Maria de Lurdes Lopes Abreu nasceu no mesmo ano em que foi criado o Clube Atlético Ouriense, em 1949. Aos nove meses, ingressou na Casa da Criança de Ourém, contíguo às actuais instalações do clube de futebol, onde brincou durante a juventude.
Parece que estava destinada a ficar ligada ao Ouriense, algo que veio a acontecer sem intenção e que já perdura há 34 anos.
“Sempre gostei muito de bola. Já ia ver a bola em pequenita quando o campo era lá em baixo no Lagarinho. Ia lá ver a bola porque não tínhamos mais nada para fazer. Também era um escândalo uma mulher estar lá, mas nunca me importei”, conta, durante uma pausa nas arrumações da cozinha do clube, após regressar de férias.

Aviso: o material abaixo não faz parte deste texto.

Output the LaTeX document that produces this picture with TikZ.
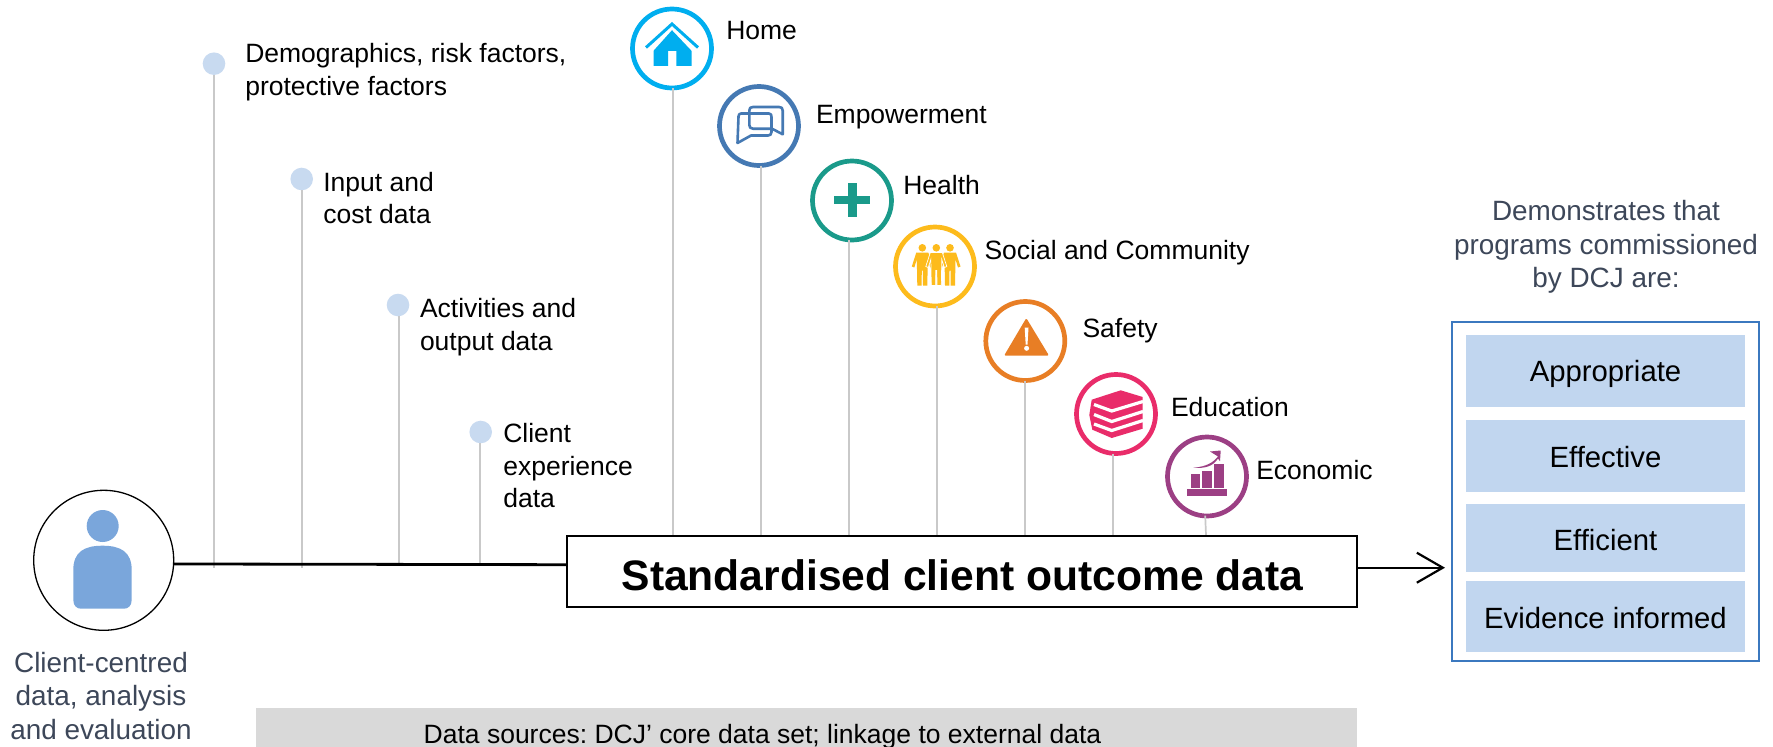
\documentclass[tikz,border=0pt]{standalone}
\usepackage{fontspec}
\setmainfont{Liberation Sans}
\frenchspacing
\usetikzlibrary{arrows.meta}
\definecolor{cHome}{HTML}{00AEEF}
\definecolor{cEmp}{HTML}{4579B3}
\definecolor{cHealth}{HTML}{1A9A8A}
\definecolor{cSoc}{HTML}{FDBB1C}
\definecolor{cSafe}{HTML}{E87E25}
\definecolor{cEdu}{HTML}{E92C6A}
\definecolor{cEco}{HTML}{9C3F84}
\definecolor{cDot}{HTML}{C8DAF0}
\definecolor{cStem}{HTML}{C9C9C9}
\definecolor{cPale}{HTML}{C1D6EF}
\definecolor{cPerson}{HTML}{7AA6DB}
\definecolor{cSlate}{HTML}{3D4759}
\definecolor{cFrame}{HTML}{3B78BF}
\definecolor{cGrey}{HTML}{D9D9D9}
\tikzset{
  ring/.style={circle,draw=#1,line width=4.7pt,fill=white,minimum size=79pt,inner sep=0pt,outer sep=0pt},
  dotnode/.style={circle,fill=cDot,minimum size=22.6pt,inner sep=0pt,outer sep=0pt},
  stem/.style={cStem,line width=1.7pt},
  lab/.style={anchor=base west,inner sep=0pt,outer sep=0pt,align=left,font=\fontsize{26.5}{32.4}\selectfont},
  slatetext/.style={anchor=base,inner sep=0pt,outer sep=0pt,align=center,text=cSlate,font=\fontsize{27.9}{33.4}\selectfont},
  palebox/.style={fill=cPale,inner sep=0pt,outer sep=0pt,minimum width=279pt,anchor=north west},
  paletext/.style={anchor=base,inner sep=0pt,outer sep=0pt,font=\fontsize{29.3}{33}\selectfont},
}
\newcommand{\figman}[1]{%
  (#1-6,-14)--(#1+6,-14)--(#1+10.5,0)--(#1+8,1)--(#1+5.5,-7)--(#1+5,19)--(#1+0.7,19)--(#1+0.5,4)--(#1-0.5,4)--(#1-0.7,19)--(#1-5,19)--(#1-5.5,-7)--(#1-8,1)--(#1-10.5,0)--cycle}
\begin{document}
\begin{tikzpicture}[x=1pt,y=-1pt]
\useasboundingbox (0,0) rectangle (1773,747);
% grey band
\node[fill=cGrey,inner sep=0pt,outer sep=0pt,minimum width=1101pt,minimum height=39pt,anchor=north west] (greyband) at (256,708) {};
\node[anchor=base,inner sep=0pt,font=\fontsize{26.5}{30}\selectfont] (sources) at (762.5,743) {Data sources: DCJ’ core data set; linkage to external data};
% named base points
\coordinate (bHome) at (673,536);
\coordinate (bEmp) at (761,536);
\coordinate (bHealth) at (849,536);
\coordinate (bSoc) at (937,536);
\coordinate (bSafe) at (1025,536);
\coordinate (bEdu) at (1112.7,536);
\coordinate (bEco) at (1206,535);
\coordinate (bDemo) at (214,568);
\coordinate (bInput) at (302.3,568);
\coordinate (bAct) at (399,566);
\coordinate (bClient) at (480,564);
\coordinate (tip) at (1445,567.7);
\coordinate (lineEnd) at (567.3,564.7);
% person
\node[circle,draw=black,line width=1.3pt,fill=white,minimum size=140pt,inner sep=0pt,outer sep=0pt] (person) at (103.7,560.3) {};
\node[circle,fill=cPerson,minimum size=32pt,inner sep=0pt,outer sep=0pt] (head) at (102.7,526) {};
\fill[cPerson] (73.3,570) .. controls (73.3,552) and (84,545.7) .. (102.5,545.7) .. controls (121,545.7) and (131.7,552) .. (131.7,570) -- (131.7,600) .. controls (131.7,606) and (128,608.7) .. (124,608.7) -- (81,608.7) .. controls (77,608.7) and (73.3,606) .. (73.3,600) -- cycle;
\node[slatetext] (clientcentred) at (101,739) {Client-centred\\data, analysis\\and evaluation};
% dots
\node[dotnode] (dDemo) at (214,63.7) {};
\node[dotnode] (dInput) at (301.7,179) {};
\node[dotnode] (dAct) at (398,305) {};
\node[dotnode] (dClient) at (480.7,432) {};
\draw[stem] (dDemo.south -| bDemo) -- (bDemo);
\draw[stem] (dInput.south -| bInput) -- (bInput);
\draw[stem] (dAct.south -| bAct) -- (bAct);
\draw[stem] (dClient.south -| bClient) -- (bClient);
\node[lab] (tDemo) at (245.3,95) {Demographics, risk factors,\\protective factors};
\node[lab] (tInput) at (323.3,223.8) {Input and\\cost data};
\node[lab] (tAct) at (420,350) {Activities and\\output data};
\node[lab] (tClient) at (503.3,507.7) {Client\\experience\\data};
% rings
\node[ring=cHome] (rHome) at (672,48.5) {};
\node[ring=cEmp] (rEmp) at (759,126) {};
\node[ring=cHealth] (rHealth) at (852,200.5) {};
\node[ring=cSoc] (rSoc) at (935,266.5) {};
\node[ring=cSafe] (rSafe) at (1025.3,341) {};
\node[ring=cEdu] (rEdu) at (1116,414) {};
\node[ring=cEco] (rEco) at (1207,476.5) {};
\draw[stem] (rHome.south -| bHome) -- (bHome);
\draw[stem] (rEmp.south -| bEmp) -- (bEmp);
\draw[stem] (rHealth.south -| bHealth) -- (bHealth);
\draw[stem] (rSoc.south -| bSoc) -- (bSoc);
\draw[stem] (rSafe.south -| bSafe) -- (bSafe);
\draw[stem] (rEdu.south -| bEdu) -- (bEdu);
\draw[stem] (rEco.south) ++(-1.8,-0.3) -- (bEco);
\node[lab] (tHome) at (726.3,39.8) {Home};
\node[lab] (tEmp) at (816,123.5) {Empowerment};
\node[lab] (tHealth) at (903.3,194.5) {Health};
\node[lab] (tSoc) at (984.5,259.5) {Social and Community};
\node[lab] (tSafe) at (1082.5,337) {Safety};
\node[lab] (tEdu) at (1171,416) {Education};
\node[lab] (tEco) at (1256.3,479) {Economic};
% icons
\begin{scope}[shift={(rHome.center)}]
\draw[cHome,line width=3pt] (-26,-1) -- (0,-24.5) -- (26,-1);
\fill[cHome] (-18.5,17.3) -- (-18.5,2.3) -- (0,-18.3) -- (19.5,2.3) -- (19.5,17.3) -- (4.3,17.3) -- (4.3,2.3) -- (-4,2.3) -- (-4,17.3) -- cycle;
\end{scope}
\begin{scope}[shift={(rEmp.center)},cEmp,line width=2.6pt,line join=round]
\draw (-18,-12.5) -- (10,-12.5) .. controls (12,-12.5) and (12.5,-11) .. (12.5,-9) -- (12.5,6) .. controls (12.5,8.5) and (11,9.5) .. (9,9.5) -- (-8,9.5) -- (-21.5,17) -- (-20.5,-9.5) .. controls (-20.5,-11.5) and (-19.5,-12.5) .. (-18,-12.5) -- cycle;
\draw (-6,-19) -- (20,-19) .. controls (22.5,-19) and (23.7,-18) .. (23.7,-15.5) -- (23.7,8.3) -- (13,2.7) -- (-6,2.7) .. controls (-8.5,2.7) and (-9.7,1) .. (-9.7,-1) -- (-9.7,-15.5) .. controls (-9.7,-18) and (-8.5,-19) .. (-6,-19) -- cycle;
\end{scope}
\begin{scope}[shift={(rHealth.center)}]
\fill[cHealth] (-18,-4.3) rectangle (18,3.7);
\fill[cHealth] (-4,-17.3) rectangle (5,16.3);
\end{scope}
\begin{scope}[shift={(rSoc.center)}]
\fill[cSoc] (-12.7,-18.7) circle (3.8);
\fill[cSoc] (15,-18.7) circle (3.8);
\fill[cSoc] (1.3,-18.7) circle (3.8);
\fill[cSoc] \figman{-12.7};
\fill[cSoc] \figman{15};
\filldraw[cSoc,draw=white,line width=0.7pt] \figman{1.3};
\end{scope}
\begin{scope}[shift={(rSafe.center)}]
\fill[cSafe,draw=cSafe,line width=2pt,line join=round] (1,-21) -- (-19.5,13.7) -- (22,13.7) -- cycle;
\fill[white] (-0.6,-13.3) -- (3.2,-13.3) -- (2.2,3.7) -- (0.4,3.7) -- cycle;
\fill[white] (1.3,7.3) circle (2.5);
\end{scope}
\begin{scope}[shift={(rEdu.center)}]
\fill[cEdu] (-24.3,-14.3) -- (4.7,-23.7) -- (26.7,-17) -- (26.7,14.7) -- (-4.3,24) -- (-23.7,15.7) -- (-26.7,1) -- cycle;
\draw[white,line width=3.2pt] (-22,-9.5) -- (-4.3,-3) -- (27,-12.5);
\draw[white,line width=3.2pt] (-22,0.5) -- (-4.3,7.5) -- (27,-2.5);
\draw[white,line width=3.2pt] (-22,10) -- (-4.3,16.5) -- (27,6.5);
\end{scope}
\begin{scope}[shift={(rEco.center)}]
\fill[cEco] (-20,12) rectangle (19.7,19);
\fill[cEco] (-16,-3) rectangle (-7,11);
\fill[cEco] (-5,-6) rectangle (5,11);
\fill[cEco] (7,-13) rectangle (17,11);
\fill[cEco] (-13.7,-8.7) .. controls (0,-10) and (6,-14) .. (11,-20) -- (3,-25) -- (13.7,-26) -- (13,-15.3) -- (11,-18) .. controls (6,-10) and (-2,-8) .. (-13.7,-8.7) -- cycle;
\end{scope}
% main box
\node[draw=black,line width=2pt,fill=white,inner sep=0pt,outer sep=0pt,minimum width=790pt,minimum height=71.3pt,anchor=north west] (mainbox) at (567.3,536) {};
\node[anchor=base,inner sep=0pt,outer sep=0pt,font=\fontsize{42.6}{48}\selectfont\bfseries] (maintext) at (962.5,590) {Standardised client outcome data};
\draw[black,line width=2.8pt] (person.-3) -- (lineEnd);
\draw[black,line width=2pt,-{Straight Barb[length=26pt,width=30pt,line width=2.2pt]}] (mainbox.east |- tip) -- (tip);
% right panel
\node[draw=cFrame,line width=2pt,fill=white,inner sep=0pt,outer sep=0pt,minimum width=307.3pt,minimum height=339pt,anchor=north west] (panel) at (1451.7,322) {};
\node[slatetext] (demonstrates) at (1606,287.5) {Demonstrates that\\programs commissioned\\by DCJ are:};
\node[palebox,minimum height=72.3pt] (p1) at (1466,334.7) {};
\node[palebox,minimum height=72.5pt] (p2) at (1466,419.5) {};
\node[palebox,minimum height=68pt] (p3) at (1466,504) {};
\node[palebox,minimum height=71pt] (p4) at (1466,581) {};
\node[paletext] (t1) at (1605.5,381.5) {Appropriate};
\node[paletext] (t2) at (1605.5,467) {Effective};
\node[paletext] (t3) at (1605.5,550) {Efficient};
\node[paletext] (t4) at (1605.5,628) {Evidence informed};
\end{tikzpicture}
\end{document}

No coração, tem dois clubes: o Atlético Ouriense e o Sporting CP. Quando tem de escolher entre um e outro, opta sempre pelo da terra, visto que foi nos ‘bastidores’ de toda a actividade desportiva que até criou filhos e netos.
Em 1990, Lurdes Abreu começou por dar uma mãozinha ao clube em dias de jogos. Na altura, as instalações não eram as mesmas, e os almoços aos jogadores eram dados em casa do então presidente do clube. Foi lá que a adepta começou por ajudar a preparar as refeições e lavar a loiça.

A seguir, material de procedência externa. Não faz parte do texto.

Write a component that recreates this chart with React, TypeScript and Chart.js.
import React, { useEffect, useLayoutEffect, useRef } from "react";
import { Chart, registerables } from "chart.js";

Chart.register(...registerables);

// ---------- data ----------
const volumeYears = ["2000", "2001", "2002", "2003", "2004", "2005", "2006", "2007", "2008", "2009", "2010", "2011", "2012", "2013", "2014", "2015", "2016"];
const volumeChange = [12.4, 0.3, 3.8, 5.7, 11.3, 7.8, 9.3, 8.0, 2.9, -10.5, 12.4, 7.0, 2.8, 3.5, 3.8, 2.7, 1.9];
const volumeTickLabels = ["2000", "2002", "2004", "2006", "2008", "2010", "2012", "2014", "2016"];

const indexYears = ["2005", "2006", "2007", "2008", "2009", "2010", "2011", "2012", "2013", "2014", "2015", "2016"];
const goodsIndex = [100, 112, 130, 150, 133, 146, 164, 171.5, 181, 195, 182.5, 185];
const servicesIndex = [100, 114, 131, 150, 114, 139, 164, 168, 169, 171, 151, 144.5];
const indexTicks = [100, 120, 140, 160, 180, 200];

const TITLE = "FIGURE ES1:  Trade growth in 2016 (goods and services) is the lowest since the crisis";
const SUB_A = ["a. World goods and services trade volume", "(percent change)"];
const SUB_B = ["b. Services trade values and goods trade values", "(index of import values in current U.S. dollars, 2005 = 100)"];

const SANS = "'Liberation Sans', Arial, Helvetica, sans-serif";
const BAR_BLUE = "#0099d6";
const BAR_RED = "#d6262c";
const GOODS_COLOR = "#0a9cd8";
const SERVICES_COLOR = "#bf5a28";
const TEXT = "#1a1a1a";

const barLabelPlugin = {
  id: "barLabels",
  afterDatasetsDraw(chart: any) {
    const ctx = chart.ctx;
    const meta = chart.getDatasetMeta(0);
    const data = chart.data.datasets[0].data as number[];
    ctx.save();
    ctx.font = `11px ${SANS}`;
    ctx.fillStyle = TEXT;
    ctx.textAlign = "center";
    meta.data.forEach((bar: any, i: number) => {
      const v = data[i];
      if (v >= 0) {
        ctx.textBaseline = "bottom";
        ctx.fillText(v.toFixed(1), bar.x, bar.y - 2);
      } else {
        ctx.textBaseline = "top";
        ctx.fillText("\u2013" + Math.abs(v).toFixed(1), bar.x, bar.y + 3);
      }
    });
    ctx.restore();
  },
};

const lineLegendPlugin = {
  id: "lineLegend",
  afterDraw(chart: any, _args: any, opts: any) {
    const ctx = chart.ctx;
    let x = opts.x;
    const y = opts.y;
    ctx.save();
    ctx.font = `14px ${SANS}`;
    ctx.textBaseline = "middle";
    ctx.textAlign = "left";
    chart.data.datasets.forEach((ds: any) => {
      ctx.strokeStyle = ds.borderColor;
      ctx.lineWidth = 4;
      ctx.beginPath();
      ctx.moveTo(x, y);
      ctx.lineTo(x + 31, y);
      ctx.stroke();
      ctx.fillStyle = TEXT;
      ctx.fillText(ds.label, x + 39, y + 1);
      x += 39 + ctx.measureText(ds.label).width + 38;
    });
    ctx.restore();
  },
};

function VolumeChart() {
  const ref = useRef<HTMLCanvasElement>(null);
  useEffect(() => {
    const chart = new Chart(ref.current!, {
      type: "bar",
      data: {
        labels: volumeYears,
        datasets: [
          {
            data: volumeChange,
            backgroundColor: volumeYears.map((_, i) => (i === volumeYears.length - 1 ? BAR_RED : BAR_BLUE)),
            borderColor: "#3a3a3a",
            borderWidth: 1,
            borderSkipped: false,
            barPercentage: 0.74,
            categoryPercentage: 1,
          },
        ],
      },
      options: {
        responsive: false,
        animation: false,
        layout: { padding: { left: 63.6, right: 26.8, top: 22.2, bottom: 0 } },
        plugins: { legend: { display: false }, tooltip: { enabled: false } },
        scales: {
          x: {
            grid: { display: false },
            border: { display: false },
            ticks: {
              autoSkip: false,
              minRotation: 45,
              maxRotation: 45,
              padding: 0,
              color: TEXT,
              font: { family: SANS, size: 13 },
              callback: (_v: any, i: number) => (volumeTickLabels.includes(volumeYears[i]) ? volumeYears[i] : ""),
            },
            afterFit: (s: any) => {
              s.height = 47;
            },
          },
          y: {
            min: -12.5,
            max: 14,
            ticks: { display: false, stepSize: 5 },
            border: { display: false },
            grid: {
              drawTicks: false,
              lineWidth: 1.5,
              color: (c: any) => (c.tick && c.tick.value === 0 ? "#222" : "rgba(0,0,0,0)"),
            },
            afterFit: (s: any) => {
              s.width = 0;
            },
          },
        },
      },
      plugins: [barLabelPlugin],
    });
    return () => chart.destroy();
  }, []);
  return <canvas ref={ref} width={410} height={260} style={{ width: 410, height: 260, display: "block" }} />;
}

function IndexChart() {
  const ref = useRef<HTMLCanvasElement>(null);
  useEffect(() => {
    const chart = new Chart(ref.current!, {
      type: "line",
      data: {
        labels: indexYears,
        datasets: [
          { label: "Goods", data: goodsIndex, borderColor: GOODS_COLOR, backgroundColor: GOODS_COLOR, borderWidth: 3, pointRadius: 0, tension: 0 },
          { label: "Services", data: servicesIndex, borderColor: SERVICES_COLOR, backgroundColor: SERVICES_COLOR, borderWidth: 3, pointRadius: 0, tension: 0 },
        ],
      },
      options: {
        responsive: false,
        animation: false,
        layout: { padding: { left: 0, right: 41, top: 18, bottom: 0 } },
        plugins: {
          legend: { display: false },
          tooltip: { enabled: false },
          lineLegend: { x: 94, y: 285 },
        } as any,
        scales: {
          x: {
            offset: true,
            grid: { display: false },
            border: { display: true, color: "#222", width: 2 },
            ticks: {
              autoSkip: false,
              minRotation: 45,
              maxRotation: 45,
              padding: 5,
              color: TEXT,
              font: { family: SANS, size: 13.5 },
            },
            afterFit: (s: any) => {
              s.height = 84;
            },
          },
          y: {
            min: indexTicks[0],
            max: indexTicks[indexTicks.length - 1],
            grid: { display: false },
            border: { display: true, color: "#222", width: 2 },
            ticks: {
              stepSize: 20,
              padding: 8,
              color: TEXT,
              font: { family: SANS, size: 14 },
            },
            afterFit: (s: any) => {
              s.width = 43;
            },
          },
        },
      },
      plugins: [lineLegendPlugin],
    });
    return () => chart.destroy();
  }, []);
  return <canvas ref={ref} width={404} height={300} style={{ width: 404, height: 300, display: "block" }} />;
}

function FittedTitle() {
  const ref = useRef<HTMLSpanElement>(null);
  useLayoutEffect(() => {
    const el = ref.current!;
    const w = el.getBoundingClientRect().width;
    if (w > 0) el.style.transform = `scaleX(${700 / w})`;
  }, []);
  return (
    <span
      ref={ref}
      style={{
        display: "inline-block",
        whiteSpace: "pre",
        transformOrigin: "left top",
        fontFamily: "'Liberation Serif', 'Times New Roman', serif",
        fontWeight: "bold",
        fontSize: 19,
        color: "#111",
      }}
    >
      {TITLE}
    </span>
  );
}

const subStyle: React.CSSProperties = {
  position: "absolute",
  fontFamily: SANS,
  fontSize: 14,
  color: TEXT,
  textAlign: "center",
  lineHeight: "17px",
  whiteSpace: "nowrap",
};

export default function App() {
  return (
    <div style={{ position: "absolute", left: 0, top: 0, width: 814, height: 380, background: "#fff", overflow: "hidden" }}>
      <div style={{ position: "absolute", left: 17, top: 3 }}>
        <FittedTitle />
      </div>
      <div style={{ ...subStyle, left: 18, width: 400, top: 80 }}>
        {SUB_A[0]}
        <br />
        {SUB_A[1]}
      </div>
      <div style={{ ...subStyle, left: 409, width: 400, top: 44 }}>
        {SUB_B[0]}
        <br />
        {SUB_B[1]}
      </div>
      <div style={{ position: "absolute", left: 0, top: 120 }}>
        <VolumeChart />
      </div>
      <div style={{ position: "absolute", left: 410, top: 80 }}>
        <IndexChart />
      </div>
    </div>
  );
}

Ajudava com gosto e, entretanto, também já estava a tratar dos equipamentos dos atletas.
Nos primeiros anos, até folgava à quarta-feira. Agora, já reformada, diz que “não dá”. O trabalho ocupa-lhe grande parte do dia e, muitas vezes, nem vê “a cor da camisola dos jogadores” que entram em campo.

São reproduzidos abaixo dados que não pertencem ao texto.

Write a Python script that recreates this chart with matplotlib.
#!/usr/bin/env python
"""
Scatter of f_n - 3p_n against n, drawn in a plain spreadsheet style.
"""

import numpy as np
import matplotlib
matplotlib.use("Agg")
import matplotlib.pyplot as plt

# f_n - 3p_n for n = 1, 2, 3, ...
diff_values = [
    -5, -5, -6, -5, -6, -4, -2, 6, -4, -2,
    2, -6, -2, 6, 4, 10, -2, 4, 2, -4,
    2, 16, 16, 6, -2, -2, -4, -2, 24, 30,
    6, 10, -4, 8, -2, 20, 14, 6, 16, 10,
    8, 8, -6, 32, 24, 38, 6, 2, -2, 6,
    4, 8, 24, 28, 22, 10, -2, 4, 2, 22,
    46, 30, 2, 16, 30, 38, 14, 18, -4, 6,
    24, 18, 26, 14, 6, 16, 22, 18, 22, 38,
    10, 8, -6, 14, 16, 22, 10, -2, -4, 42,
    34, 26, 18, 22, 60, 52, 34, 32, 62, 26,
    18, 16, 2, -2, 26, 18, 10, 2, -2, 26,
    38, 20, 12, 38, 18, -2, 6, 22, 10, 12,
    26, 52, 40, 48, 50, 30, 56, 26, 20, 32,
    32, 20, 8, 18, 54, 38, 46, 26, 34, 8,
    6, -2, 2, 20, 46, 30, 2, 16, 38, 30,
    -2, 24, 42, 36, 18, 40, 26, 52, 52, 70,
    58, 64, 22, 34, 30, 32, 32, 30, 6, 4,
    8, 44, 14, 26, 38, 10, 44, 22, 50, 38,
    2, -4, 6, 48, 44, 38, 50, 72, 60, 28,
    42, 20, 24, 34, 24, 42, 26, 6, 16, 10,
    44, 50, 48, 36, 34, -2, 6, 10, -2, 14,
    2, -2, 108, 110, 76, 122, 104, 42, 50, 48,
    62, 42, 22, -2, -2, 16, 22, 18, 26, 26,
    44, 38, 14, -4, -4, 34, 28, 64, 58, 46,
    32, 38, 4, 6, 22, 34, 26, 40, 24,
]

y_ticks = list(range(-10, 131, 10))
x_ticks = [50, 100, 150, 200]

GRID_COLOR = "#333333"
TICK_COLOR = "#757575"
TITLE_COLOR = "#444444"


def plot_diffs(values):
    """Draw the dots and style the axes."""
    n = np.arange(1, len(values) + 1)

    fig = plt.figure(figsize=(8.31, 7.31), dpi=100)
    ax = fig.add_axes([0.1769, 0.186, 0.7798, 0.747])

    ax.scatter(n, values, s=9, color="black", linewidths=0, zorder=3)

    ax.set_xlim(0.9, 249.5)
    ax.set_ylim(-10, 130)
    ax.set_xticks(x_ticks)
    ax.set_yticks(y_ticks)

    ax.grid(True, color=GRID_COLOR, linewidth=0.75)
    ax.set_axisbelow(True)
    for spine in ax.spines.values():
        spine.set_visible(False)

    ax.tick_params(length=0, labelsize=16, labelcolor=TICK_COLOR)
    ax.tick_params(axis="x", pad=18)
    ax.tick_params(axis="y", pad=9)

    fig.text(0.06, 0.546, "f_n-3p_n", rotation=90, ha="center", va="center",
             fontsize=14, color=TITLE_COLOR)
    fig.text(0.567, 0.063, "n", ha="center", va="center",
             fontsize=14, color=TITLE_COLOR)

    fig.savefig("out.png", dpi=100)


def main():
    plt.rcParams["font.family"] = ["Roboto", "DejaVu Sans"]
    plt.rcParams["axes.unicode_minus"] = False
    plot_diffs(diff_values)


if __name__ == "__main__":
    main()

Mas engane-se quem pensa que o trabalho só existe ao fim-de-semana. Além dos jogos, Lurdes Abreu também está atrás do balcão todos os dias da semana. As portas do bar abrem por volta das 16 horas para fecharem já perto das 21 horas. Aos fins-de-semana, as horas de serviço começam logo pela manhã.
Com toda a azáfama que um jogo de futebol cria, Lurdes Abreu lamenta já não ser tão assídua no apoio aos jovens atletas. “Antigamente, como eram menos equipas, fazia o almoço para os seniores e os iniciados estavam a jogar. Ouvia barulho e ia a correr para ver o que era. Agora não dá, é muito trabalho”, afirma.
Mesmo assim, conhece os jogadores pelo nome e as suas famílias. Em tempos, era mesmo apelidada de ‘mãe’ dos atletas. Agora, é a ‘avó’, já que acompanha os filhos de antigos atletas que já pisaram aquele relvado e sentiram o apoio desta adepta fervorosa. “Agora já não é tanto, mas antes até chorava, com as derrotas e as vitórias.”
A paixão por este clube convive lado a lado com a dissidência. Ao longo dos 34 anos de apoio ao clube, já abandonou as suas instalações diversas vezes, em desacordo com membros da direcção ou decisões tomadas. Ainda assim, o amor pelo clube fê-la sempre regressar e agora diz que o plano é manter-se atrás do balcão até poder.
Sabe que é a “retaguarda” do Ouriense e conhece o clube de fio a pavio.
Chorou a pedir a reforma
Quando atingiu os 67 anos, Lurdes Abreu iniciou o processo da reforma, que não foi concluído. “A primeira vez que fui à Segurança Social para reformar-me, com 67 anos, chorei tanto”, recorda. Não queria ultrapassar um processo que, basicamente, dizia que já tinha terminado a sua vida de trabalho.
Não assinou os papéis, mas, dois anos depois, viu-se obrigada a concluir o processo. Aos 69, assinou os papéis, sabendo de antemão que iria manter-se no clube, visto haver já um acordo para a sua continuidade.
Ao longo de uma conversa, são várias as peripécias e histórias que Lurdes Abreu conta. “Agora a água para os banhos é a gás. Antigamente, era a lenha e tínhamos de acender a caldeira e andar sempre a correr para ver se estava acesa. Andávamos sempre a correr, mas fazia-se com gosto”, garante.
O gosto mantém-se, garante, e agora dedica-se mais à cozinha e ao bar. Nota grandes diferenças na personalidade das crianças, comparando com os primeiros anos no Atlético, e diz que são “mais respondões”. Contudo, não consegue ficar indiferente às crianças e jovens formados no Ouriense.
“Há muitos pais que dizem aos filhos: ‘se saíres de um treino e eu ainda não estiver aqui, vais ter com a dona Lurdes, ela toma conta de ti’”.
“Sou muito acarinhada por todos”, assume, tendo sido homenageada pelo clube diversas vezes.